Investors are improving fee alignment with their asset managers, renegotiating old fee structures and ensuring they pay only for skill, a panel of experts told the Fiduciary Investors Symposium at Stanford University.

Albourne Partners chief executive John Claisse has helped asset owners such as the $140 billion Teacher Retirement System of Texas develop a new structure for hedge fund fees with a 1-or-30 model. Under this system, investors agree to pay more for alpha than the traditional 20 per cent. And although investors prefer to only pay for excess returns, under this model they also pay a fixed management fee to enable the manager to “keep the lights on” during periods of underperformance. Crucially, the management fee is an advance on future performance fees – managers need to earn the management fee back before they receive performance fees.

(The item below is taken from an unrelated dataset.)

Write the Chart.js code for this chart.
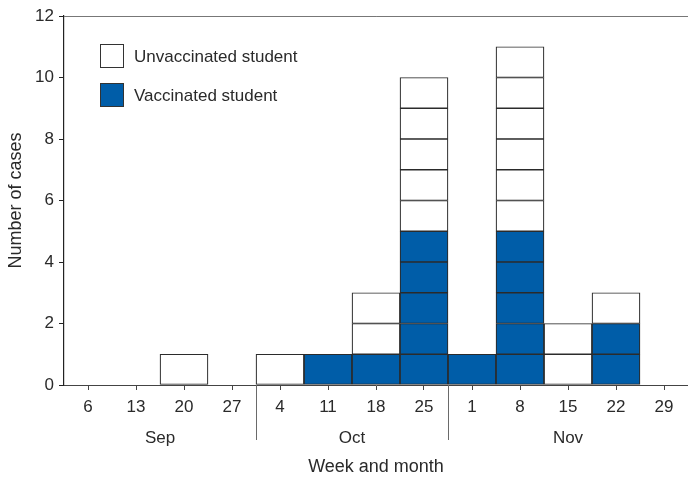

“We were set a goal to put in shape a structure that was easy to explain and where Teachers retained 70 per cent of alpha,” Claisse recalled.

He also noted that investors shouldn’t pay high fees for systematic strategies.

“There are now many ways to access underlying drivers of hedge fund strategies through risk premia,” he told delegates. These strategies have created an investable alternative that is liquid and transparent and makes it easy for investors to assess whether they are genuinely getting alpha. “The pressure on hedge funds to justify returns has never been greater,” Claisse said. “Don’t pay for expensive beta, pay for skill.”